Data lines:

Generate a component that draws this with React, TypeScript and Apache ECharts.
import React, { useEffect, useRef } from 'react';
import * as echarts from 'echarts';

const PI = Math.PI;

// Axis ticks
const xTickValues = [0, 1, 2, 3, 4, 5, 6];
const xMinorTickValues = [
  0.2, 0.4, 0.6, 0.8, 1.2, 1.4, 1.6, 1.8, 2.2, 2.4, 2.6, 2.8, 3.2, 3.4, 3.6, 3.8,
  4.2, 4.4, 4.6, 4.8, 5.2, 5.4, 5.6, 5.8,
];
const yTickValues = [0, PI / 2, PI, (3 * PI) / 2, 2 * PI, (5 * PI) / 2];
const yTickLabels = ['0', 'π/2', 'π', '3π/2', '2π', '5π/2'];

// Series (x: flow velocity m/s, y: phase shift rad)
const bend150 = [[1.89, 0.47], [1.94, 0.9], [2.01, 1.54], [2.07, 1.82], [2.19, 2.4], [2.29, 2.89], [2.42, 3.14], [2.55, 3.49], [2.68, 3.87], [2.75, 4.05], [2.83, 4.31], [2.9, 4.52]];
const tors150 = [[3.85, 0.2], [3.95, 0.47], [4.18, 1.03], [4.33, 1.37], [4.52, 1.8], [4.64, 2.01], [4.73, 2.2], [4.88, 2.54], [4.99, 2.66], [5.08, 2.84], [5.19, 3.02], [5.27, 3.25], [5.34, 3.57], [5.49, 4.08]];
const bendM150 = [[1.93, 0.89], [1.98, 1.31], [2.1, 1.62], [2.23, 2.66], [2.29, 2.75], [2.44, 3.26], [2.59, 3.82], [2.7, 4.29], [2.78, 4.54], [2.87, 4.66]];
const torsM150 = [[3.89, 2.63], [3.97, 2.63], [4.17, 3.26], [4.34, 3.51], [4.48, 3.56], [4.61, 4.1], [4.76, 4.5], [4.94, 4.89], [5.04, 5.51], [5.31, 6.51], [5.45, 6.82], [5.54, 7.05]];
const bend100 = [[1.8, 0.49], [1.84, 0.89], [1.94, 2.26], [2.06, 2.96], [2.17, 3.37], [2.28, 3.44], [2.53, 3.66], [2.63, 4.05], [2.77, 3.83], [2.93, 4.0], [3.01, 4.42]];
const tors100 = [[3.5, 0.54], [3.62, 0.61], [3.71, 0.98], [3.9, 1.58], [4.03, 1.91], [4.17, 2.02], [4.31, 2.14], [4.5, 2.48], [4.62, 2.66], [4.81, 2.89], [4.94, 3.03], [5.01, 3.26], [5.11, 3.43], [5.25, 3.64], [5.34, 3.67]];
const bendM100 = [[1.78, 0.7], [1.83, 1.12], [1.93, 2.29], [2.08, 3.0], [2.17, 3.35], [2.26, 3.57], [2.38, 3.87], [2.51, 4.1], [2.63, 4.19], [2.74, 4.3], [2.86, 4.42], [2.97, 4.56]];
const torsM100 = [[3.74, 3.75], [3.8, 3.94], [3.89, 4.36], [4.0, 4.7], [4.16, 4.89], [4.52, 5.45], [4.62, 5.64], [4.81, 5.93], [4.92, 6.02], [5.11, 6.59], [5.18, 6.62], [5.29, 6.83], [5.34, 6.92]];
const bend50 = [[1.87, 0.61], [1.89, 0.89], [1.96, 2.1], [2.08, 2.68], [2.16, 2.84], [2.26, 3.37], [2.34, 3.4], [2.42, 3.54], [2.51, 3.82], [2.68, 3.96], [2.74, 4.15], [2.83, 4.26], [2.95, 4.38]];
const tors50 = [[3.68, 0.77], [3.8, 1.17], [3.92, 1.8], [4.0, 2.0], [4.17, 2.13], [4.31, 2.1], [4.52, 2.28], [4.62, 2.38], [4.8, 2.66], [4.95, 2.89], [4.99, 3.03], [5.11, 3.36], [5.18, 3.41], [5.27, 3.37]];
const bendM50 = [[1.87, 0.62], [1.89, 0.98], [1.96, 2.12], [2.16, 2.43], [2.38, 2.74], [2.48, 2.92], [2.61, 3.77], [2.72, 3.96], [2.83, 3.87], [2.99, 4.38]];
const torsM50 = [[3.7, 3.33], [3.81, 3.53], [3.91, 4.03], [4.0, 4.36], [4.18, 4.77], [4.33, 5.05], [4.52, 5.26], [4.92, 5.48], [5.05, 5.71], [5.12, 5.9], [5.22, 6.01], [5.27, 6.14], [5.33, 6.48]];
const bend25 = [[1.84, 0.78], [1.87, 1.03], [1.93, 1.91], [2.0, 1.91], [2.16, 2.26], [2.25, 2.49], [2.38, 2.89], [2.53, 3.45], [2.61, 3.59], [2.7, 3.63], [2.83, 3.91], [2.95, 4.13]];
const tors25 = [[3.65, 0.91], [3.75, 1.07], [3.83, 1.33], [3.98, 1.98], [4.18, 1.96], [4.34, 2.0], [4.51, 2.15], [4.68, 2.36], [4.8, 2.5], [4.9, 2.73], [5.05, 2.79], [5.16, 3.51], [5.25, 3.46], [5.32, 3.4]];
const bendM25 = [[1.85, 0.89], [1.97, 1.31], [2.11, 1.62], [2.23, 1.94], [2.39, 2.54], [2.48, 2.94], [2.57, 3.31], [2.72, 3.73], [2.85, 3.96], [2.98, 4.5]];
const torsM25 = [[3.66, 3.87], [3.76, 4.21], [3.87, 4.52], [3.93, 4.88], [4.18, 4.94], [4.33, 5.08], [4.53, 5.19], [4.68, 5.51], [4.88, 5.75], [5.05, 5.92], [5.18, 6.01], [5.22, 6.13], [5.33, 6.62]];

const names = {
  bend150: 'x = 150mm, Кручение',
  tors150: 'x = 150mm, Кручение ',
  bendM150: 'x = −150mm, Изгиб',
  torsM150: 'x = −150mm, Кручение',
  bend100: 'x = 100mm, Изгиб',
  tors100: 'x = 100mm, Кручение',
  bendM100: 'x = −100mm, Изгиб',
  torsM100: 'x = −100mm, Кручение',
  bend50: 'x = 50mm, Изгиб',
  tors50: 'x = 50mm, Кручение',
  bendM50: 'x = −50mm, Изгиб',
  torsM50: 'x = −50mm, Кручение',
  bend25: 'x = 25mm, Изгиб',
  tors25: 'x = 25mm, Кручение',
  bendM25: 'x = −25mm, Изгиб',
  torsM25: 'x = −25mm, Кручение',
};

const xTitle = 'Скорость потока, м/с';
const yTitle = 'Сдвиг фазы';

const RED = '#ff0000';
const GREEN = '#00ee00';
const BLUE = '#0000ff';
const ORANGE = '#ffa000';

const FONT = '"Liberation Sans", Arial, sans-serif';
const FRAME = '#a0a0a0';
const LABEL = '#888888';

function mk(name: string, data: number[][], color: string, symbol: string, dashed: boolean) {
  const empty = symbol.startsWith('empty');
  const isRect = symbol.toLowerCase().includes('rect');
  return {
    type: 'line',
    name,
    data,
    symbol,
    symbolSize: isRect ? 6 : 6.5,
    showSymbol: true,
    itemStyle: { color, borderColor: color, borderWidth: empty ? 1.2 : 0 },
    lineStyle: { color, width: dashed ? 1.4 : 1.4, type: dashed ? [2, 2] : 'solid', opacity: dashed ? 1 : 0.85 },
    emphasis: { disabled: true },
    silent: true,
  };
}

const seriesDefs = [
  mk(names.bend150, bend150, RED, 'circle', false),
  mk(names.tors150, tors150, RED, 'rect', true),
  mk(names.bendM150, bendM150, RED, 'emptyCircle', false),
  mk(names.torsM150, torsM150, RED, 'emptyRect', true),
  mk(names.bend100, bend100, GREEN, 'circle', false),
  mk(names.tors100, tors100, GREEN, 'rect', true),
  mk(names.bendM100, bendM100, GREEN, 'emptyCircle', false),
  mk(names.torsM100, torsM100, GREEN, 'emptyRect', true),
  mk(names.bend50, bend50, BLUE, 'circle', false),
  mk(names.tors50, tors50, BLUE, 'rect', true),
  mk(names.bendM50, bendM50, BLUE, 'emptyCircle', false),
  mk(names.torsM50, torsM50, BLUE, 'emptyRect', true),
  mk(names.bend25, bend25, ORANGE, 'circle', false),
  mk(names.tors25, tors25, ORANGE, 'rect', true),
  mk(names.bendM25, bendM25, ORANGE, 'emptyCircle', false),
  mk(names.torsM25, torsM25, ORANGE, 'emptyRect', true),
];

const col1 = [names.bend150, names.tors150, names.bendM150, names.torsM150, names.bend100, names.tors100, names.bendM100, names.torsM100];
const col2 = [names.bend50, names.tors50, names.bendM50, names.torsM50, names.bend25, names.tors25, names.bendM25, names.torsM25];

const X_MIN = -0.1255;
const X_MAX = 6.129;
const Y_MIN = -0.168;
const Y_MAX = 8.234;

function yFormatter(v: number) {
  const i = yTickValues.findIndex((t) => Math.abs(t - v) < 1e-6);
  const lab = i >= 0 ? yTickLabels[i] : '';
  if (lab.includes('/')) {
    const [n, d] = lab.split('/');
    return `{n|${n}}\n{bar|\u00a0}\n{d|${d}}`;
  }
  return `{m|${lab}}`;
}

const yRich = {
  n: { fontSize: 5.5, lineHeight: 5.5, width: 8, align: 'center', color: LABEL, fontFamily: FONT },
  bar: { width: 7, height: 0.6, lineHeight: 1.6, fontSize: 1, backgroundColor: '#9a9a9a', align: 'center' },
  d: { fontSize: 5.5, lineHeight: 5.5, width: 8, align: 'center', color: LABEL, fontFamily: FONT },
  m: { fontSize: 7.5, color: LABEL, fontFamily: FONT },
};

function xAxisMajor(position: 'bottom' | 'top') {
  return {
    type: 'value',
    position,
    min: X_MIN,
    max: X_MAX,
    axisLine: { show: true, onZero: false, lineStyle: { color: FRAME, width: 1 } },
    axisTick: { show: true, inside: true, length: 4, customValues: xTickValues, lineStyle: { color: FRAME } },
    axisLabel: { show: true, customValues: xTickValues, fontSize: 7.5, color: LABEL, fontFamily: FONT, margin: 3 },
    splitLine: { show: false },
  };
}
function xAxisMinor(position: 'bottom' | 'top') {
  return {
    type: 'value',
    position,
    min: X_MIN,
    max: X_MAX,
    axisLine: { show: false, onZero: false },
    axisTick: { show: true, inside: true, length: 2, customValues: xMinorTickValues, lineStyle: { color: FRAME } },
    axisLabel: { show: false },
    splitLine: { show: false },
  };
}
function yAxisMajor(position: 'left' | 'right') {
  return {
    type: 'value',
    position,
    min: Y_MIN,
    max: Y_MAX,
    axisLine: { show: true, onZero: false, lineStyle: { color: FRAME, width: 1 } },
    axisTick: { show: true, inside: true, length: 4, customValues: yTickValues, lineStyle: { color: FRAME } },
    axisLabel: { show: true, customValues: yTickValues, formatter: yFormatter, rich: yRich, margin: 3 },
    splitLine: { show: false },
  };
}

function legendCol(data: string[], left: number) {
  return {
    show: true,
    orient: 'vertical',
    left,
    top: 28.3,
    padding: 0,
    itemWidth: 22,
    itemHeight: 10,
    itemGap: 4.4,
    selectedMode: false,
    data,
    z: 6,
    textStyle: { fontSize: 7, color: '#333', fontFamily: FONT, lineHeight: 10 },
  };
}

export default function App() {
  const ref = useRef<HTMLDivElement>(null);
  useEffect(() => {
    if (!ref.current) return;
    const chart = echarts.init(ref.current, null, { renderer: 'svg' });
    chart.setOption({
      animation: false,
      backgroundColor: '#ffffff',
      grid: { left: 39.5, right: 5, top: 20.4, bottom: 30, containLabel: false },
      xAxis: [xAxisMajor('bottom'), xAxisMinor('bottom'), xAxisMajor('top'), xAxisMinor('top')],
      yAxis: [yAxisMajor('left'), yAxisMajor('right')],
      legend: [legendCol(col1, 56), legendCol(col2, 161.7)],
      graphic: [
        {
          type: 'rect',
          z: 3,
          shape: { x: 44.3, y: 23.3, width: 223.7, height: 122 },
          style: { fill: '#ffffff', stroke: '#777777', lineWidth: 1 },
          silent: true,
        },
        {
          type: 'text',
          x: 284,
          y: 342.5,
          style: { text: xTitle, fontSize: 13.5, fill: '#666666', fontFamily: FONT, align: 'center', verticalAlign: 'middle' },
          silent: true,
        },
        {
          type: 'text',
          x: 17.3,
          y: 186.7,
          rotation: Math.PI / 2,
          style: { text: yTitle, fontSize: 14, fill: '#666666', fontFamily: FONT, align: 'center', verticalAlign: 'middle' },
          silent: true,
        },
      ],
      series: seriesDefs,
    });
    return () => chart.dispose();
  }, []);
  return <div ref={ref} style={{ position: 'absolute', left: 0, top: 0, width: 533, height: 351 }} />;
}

Aim: Each line from the start of the listing above through the line containing "const yTickLabels = ['0', 'π/2', 'π', '3π/2', '2π', '5π/2'];" should be copied exactly, please, with no other lines added.

Result:
Generate a component that draws this with React, TypeScript and Apache ECharts.
import React, { useEffect, useRef } from 'react';
import * as echarts from 'echarts';

const PI = Math.PI;

// Axis ticks
const xTickValues = [0, 1, 2, 3, 4, 5, 6];
const xMinorTickValues = [
  0.2, 0.4, 0.6, 0.8, 1.2, 1.4, 1.6, 1.8, 2.2, 2.4, 2.6, 2.8, 3.2, 3.4, 3.6, 3.8,
  4.2, 4.4, 4.6, 4.8, 5.2, 5.4, 5.6, 5.8,
];
const yTickValues = [0, PI / 2, PI, (3 * PI) / 2, 2 * PI, (5 * PI) / 2];
const yTickLabels = ['0', 'π/2', 'π', '3π/2', '2π', '5π/2'];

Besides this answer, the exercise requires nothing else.